I have been asked to do something similar where I work. The problem that I
ran into was the verification process for certain kinds of jobs. For a
simple change, that only affected the device itself, and if there was a
problem, wouldn't cause a major outage, I could hack together some scripts
to use clogin and do the job. But, when identical changes had to be made
to several devices in coordination, no way. The number of ways things
could go wrong, and the varieties of backout procedures, it just got too
complex. And for something as potentially disruptive as making changes to
a routing protocol, I always wanted to be hands on.
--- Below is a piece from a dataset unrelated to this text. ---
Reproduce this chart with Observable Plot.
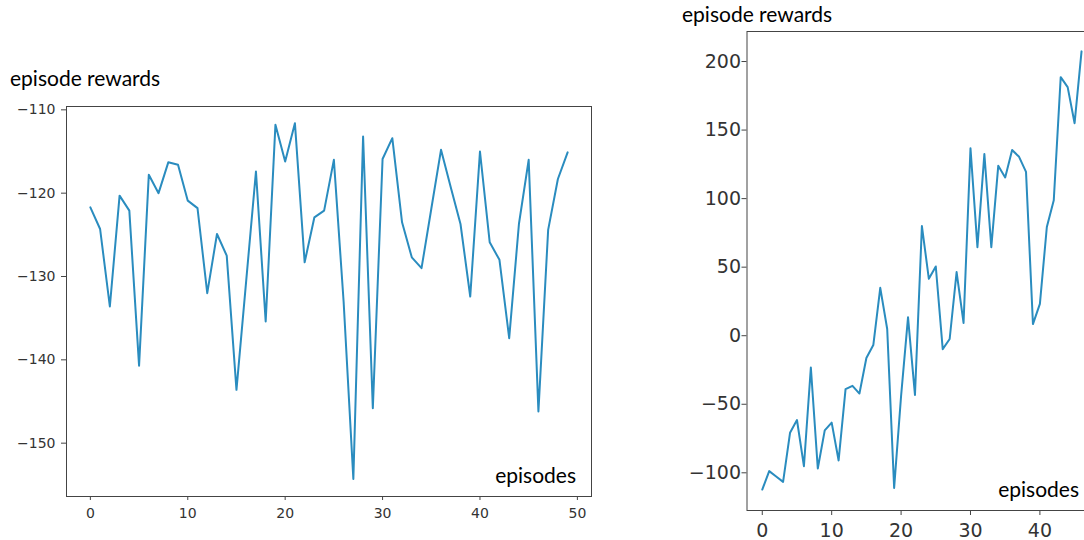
<!DOCTYPE html>
<html><head><meta charset="utf-8">
<script src="https://cdn.jsdelivr.net/npm/d3@7"></script>
<script src="https://cdn.jsdelivr.net/npm/@observablehq/plot@0.6"></script>
<style>
html,body{margin:0;padding:0;background:#fff;overflow:hidden;width:1084px;height:540px}
#wrap{position:relative;width:1084px;height:540px;overflow:hidden}
.chart{position:absolute;top:0}
#labels{position:absolute;left:0;top:0;pointer-events:none}
</style></head><body><div id="wrap"></div>
<script>
// Left chart: episode rewards per episode
const leftRewards = [
  -121.7, -124.3, -133.6, -120.3, -122.1, -140.7, -117.8, -120.0, -116.3, -116.6,
  -120.9, -121.8, -132.0, -124.9, -127.5, -143.6, -130.5, -117.4, -135.4, -111.8,
  -116.2, -111.6, -128.3, -122.9, -122.1, -116.0, -133.0, -154.3, -113.2, -145.8,
  -115.9, -113.4, -123.5, -127.7, -129.0, -121.9, -114.8, -119.3, -123.7, -132.4,
  -115.0, -125.9, -128.0, -137.4, -123.7, -116.0, -146.2, -124.4, -118.3, -115.1
];
// Right chart: episode rewards per episode (visible part; the picture is cut at the right edge)
const rightRewards = [
  -112.2, -98.8, -102.7, -106.6, -70.8, -61.5, -95.2, -23.2, -96.9, -69.1,
  -63.4, -91.0, -39.0, -36.6, -42.2, -16.3, -6.8, 34.9, 4.9, -111.0,
  -44.0, 13.4, -43.2, 80.0, 41.5, 50.5, -9.8, -2.4, 46.4, 9.3,
  136.7, 64.6, 132.5, 64.6, 123.9, 115.4, 135.4, 130.5, 119.5, 8.5,
  23.2, 79.3, 98.8, 188.6, 181.3, 155.0, 207.4
];
const leftXTicks = [0, 10, 20, 30, 40, 50];
const leftYTicks = [-150, -140, -130, -120, -110];
const rightXTicks = [0, 10, 20, 30, 40];
const rightYTicks = [-100, -50, 0, 50, 100, 150, 200];
const yLabel = "episode rewards";
const xLabel = "episodes";

const tickFmt = d => d < 0 ? "\u2212" + Math.abs(d) : String(d);
const LINE = "#2a8cbf";
const AXIS = "#444";
const TEXT = "#333";

function chart(o) {
  const data = o.rewards.map((r, i) => ({episode: i, reward: r}));
  return Plot.plot({
    width: o.width, height: o.height,
    marginLeft: o.ml, marginRight: o.mr, marginTop: o.mt, marginBottom: o.mb,
    style: {fontFamily: "DejaVu Sans", fontSize: o.fs + "px", color: TEXT, background: "transparent"},
    x: {domain: o.xDomain, label: null},
    y: {domain: o.yDomain, label: null},
    marks: [
      Plot.axisX({ticks: o.xTicks, tickFormat: tickFmt, tickSize: o.xts, tickPadding: o.xtp, label: null,
        stroke: AXIS, fill: TEXT, fontSize: o.fs}),
      Plot.axisY({ticks: o.yTicks, tickFormat: tickFmt, tickSize: o.yts, tickPadding: o.ytp, label: null,
        stroke: AXIS, fill: TEXT, fontSize: o.fs}),
      Plot.line(data, {x: "episode", y: "reward", stroke: LINE, strokeWidth: 2}),
      Plot.frame({stroke: AXIS, strokeWidth: 1})
    ]
  });
}

const wrap = document.getElementById("wrap");

const left = chart({
  rewards: leftRewards, width: 600, height: 540,
  ml: 66, mr: 9, mt: 106, mb: 44,
  xDomain: [-2.45, 51.45], yDomain: [-156.4, -109.6],
  xTicks: leftXTicks, yTicks: leftYTicks,
  fs: 14, xts: 4, xtp: 8, yts: 5, ytp: 6
});
left.classList.add("chart");
left.style.left = "0px";
wrap.appendChild(left);

const right = chart({
  rewards: rightRewards, width: 440, height: 540,
  ml: 66.5, mr: 23, mt: 31, mb: 30,
  xDomain: [-2.2, 48.3], yDomain: [-127.5, 221.9],
  xTicks: rightXTicks, yTicks: rightYTicks,
  fs: 19, xts: 5, xtp: 8, yts: 5, ytp: 1
});
right.classList.add("chart");
right.style.left = "680px";
wrap.appendChild(right);

// Axis titles as real text
const ns = "http://www.w3.org/2000/svg";
const lab = document.createElementNS(ns, "svg");
lab.setAttribute("id", "labels");
lab.setAttribute("width", 1084);
lab.setAttribute("height", 540);
const texts = [
  {t: yLabel, x: 10, y: 86, anchor: "start"},
  {t: yLabel, x: 682, y: 22, anchor: "start"},
  {t: xLabel, x: 576, y: 483, anchor: "end"},
  {t: xLabel, x: 1079, y: 497, anchor: "end"}
];
for (const d of texts) {
  const el = document.createElementNS(ns, "text");
  el.setAttribute("x", d.x);
  el.setAttribute("y", d.y);
  el.setAttribute("text-anchor", d.anchor);
  el.setAttribute("font-family", "Lato");
  el.setAttribute("font-size", "21");
  el.setAttribute("fill", "#000");
  el.textContent = d.t;
  lab.appendChild(el);
}
wrap.appendChild(lab);
</script>
</body></html>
On the other side of RANCID, you have a repository that contains a near
real-time copy of your device configurations. I have written a number of
auditing scripts that will determine all routed networks, and compare them
against our network management system to make sure all routed networks are
defined. I also use this list of routed networks to audit ACL's, to make
sure that we clean up related ACL's when we delete networks. I audit the
VLAN's to make sure they are all contiguous across all our switches. I
also have a configuration auditing system that will compare a
configuration file against a set of rules, and check for compliance.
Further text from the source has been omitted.